[Figure scripts]
** START **
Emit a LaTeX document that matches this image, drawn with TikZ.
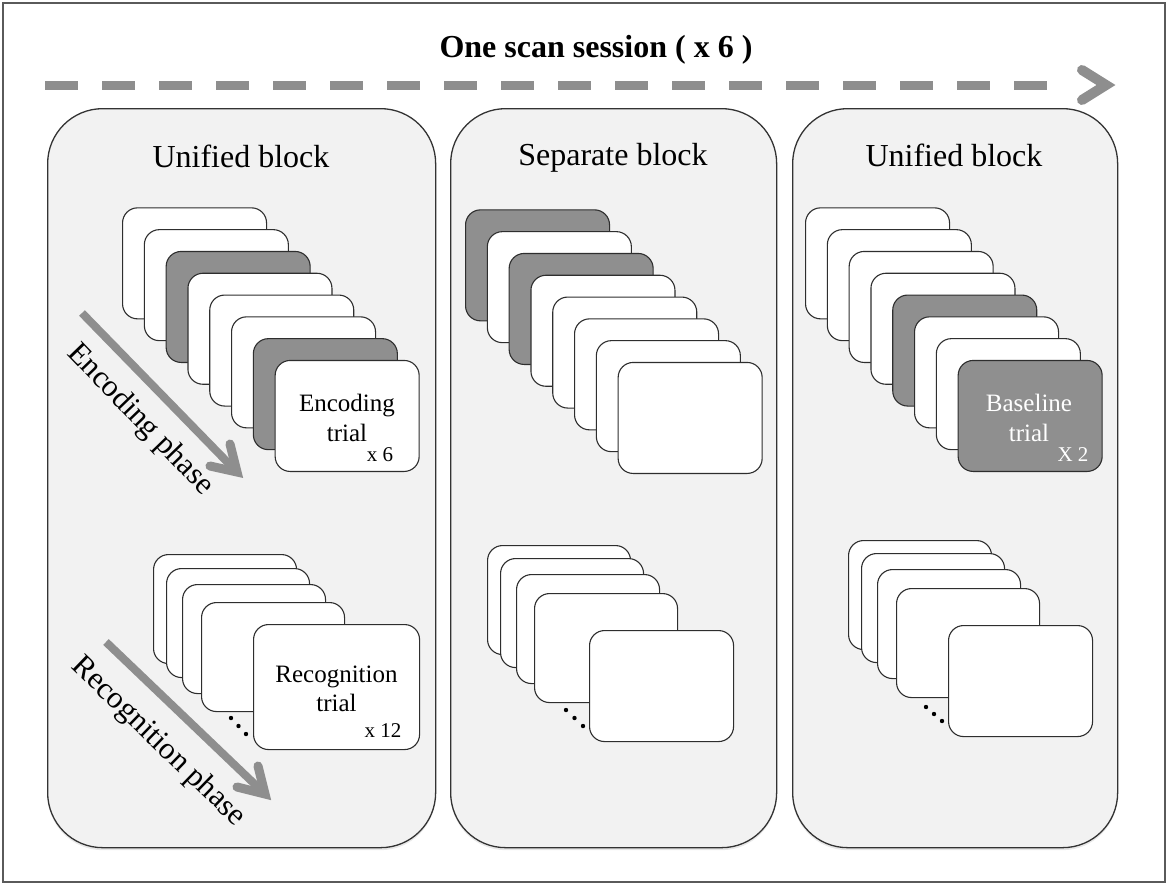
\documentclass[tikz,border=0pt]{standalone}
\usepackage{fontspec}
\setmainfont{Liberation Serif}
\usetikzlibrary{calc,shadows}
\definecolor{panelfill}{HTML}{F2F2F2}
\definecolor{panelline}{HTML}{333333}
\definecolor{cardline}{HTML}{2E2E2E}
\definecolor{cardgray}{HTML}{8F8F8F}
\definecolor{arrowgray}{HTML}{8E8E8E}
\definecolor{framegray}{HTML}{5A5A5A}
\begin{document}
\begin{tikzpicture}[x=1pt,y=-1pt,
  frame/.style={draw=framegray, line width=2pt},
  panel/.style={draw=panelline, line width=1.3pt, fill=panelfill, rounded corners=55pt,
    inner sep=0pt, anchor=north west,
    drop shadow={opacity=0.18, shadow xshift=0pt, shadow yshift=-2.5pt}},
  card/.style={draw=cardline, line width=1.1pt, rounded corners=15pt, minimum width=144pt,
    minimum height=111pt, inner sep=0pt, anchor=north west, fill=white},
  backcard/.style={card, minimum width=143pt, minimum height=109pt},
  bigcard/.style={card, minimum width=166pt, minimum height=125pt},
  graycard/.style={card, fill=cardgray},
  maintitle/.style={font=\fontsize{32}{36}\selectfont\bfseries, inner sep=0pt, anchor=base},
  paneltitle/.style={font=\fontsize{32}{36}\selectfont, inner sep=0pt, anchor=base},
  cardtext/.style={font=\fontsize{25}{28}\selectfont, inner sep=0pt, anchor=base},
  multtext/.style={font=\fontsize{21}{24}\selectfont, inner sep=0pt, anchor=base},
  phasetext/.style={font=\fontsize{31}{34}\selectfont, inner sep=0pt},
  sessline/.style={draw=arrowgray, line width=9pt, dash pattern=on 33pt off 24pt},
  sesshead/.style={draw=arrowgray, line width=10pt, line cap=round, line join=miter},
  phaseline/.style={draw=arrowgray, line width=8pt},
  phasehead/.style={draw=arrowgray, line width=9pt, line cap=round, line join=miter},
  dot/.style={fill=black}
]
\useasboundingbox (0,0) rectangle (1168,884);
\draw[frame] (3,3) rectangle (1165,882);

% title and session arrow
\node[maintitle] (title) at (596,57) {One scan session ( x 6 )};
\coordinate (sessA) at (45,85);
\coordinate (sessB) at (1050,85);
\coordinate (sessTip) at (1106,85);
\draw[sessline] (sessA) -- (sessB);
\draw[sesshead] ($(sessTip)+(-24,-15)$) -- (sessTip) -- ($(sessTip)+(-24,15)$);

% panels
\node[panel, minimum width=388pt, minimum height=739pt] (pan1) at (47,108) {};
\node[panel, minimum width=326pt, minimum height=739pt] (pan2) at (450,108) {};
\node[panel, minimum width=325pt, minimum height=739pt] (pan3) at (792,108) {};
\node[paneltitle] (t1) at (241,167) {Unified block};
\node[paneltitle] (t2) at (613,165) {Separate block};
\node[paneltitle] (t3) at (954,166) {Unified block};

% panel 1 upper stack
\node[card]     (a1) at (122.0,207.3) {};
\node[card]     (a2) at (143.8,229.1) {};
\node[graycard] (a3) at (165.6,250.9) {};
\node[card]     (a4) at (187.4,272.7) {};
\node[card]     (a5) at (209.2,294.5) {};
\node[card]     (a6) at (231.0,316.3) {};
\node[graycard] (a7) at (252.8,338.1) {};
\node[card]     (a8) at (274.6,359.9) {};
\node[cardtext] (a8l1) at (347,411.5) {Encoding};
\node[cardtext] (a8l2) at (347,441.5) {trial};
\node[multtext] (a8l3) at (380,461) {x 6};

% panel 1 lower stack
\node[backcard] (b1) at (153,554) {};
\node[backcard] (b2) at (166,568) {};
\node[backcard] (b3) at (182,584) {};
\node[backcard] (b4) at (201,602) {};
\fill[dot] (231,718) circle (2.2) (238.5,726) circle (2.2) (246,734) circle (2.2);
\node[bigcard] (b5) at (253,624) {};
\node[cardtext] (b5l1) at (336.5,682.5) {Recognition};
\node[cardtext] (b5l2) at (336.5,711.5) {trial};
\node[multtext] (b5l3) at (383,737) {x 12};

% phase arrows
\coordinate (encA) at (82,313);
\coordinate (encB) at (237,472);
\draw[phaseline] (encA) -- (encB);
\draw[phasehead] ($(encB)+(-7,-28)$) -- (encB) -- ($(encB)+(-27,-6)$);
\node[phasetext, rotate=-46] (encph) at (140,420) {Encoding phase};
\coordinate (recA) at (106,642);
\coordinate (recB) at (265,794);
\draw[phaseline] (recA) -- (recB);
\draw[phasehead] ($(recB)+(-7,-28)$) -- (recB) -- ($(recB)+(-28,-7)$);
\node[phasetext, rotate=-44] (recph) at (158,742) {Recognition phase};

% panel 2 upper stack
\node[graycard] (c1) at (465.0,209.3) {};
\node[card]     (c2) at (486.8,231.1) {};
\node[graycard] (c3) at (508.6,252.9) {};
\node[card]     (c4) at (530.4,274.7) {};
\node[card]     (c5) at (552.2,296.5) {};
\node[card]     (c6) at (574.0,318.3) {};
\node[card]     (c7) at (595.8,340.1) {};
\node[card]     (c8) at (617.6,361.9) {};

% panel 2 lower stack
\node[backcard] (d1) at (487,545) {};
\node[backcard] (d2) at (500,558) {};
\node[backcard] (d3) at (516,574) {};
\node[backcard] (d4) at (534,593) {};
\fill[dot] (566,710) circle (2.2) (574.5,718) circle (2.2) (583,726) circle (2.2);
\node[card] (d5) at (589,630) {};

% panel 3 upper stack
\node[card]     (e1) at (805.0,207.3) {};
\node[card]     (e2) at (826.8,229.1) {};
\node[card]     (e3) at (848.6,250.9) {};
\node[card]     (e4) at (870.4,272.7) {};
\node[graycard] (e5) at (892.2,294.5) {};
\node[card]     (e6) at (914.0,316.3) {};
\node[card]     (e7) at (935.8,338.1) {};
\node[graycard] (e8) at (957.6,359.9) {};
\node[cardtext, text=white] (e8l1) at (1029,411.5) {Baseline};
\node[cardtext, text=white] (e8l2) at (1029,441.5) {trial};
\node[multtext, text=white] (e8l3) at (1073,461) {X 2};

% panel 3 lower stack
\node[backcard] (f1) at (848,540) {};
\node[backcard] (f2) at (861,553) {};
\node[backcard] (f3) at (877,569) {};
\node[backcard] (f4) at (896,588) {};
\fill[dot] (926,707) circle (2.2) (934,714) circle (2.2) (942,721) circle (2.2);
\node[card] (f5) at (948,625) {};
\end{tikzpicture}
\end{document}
** END **
** START **
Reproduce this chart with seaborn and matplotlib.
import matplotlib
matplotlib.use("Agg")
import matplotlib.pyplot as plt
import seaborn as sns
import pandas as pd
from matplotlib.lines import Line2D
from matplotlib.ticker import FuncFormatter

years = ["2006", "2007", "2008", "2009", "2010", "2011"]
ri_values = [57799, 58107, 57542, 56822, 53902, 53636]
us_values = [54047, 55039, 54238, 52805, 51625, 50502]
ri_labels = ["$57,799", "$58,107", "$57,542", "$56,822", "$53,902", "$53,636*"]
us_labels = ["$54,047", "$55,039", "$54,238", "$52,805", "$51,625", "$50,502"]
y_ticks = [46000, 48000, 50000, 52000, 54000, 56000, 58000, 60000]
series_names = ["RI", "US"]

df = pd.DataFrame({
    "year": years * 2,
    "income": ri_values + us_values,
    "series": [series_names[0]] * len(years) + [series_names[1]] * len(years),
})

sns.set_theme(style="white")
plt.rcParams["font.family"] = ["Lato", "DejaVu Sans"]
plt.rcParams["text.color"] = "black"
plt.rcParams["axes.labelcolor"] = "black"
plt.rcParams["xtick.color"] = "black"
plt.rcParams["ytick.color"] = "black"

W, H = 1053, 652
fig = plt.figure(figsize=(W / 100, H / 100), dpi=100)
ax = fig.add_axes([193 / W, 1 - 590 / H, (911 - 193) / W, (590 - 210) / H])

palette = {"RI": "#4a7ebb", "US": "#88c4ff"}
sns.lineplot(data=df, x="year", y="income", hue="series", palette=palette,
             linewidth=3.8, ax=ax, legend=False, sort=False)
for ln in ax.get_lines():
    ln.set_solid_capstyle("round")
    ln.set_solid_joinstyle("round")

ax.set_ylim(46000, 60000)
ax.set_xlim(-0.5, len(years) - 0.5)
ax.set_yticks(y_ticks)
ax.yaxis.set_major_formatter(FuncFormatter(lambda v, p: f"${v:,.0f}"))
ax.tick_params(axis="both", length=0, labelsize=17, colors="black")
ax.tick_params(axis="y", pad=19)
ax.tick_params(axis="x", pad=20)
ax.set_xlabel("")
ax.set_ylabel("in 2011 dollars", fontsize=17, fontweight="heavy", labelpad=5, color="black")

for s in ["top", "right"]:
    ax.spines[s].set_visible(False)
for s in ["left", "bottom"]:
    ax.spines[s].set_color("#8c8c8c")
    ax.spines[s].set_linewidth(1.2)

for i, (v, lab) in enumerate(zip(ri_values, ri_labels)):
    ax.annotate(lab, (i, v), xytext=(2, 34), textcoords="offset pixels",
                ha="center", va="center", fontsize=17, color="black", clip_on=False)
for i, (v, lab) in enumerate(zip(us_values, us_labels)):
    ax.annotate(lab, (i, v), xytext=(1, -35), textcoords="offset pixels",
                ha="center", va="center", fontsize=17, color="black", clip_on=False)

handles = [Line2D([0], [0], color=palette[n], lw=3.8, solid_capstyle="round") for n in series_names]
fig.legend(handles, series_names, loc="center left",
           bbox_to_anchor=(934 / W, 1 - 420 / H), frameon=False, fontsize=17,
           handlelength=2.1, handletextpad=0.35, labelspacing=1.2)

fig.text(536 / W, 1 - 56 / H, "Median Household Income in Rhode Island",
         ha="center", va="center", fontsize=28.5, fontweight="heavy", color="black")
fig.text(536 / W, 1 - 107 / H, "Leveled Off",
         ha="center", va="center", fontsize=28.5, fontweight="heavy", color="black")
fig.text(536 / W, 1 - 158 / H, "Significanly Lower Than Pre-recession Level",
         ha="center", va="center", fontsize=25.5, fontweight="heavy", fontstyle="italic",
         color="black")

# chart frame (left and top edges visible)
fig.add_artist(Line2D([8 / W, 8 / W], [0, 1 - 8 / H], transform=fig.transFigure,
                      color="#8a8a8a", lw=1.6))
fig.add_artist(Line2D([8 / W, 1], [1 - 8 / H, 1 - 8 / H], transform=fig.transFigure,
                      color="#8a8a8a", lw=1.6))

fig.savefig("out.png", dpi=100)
** END **
■ Exercise aim ■
Using the listing above, show each line holding the string "this".

■ Response to the task ■
Emit a LaTeX document that matches this image, drawn with TikZ.
Reproduce this chart with seaborn and matplotlib.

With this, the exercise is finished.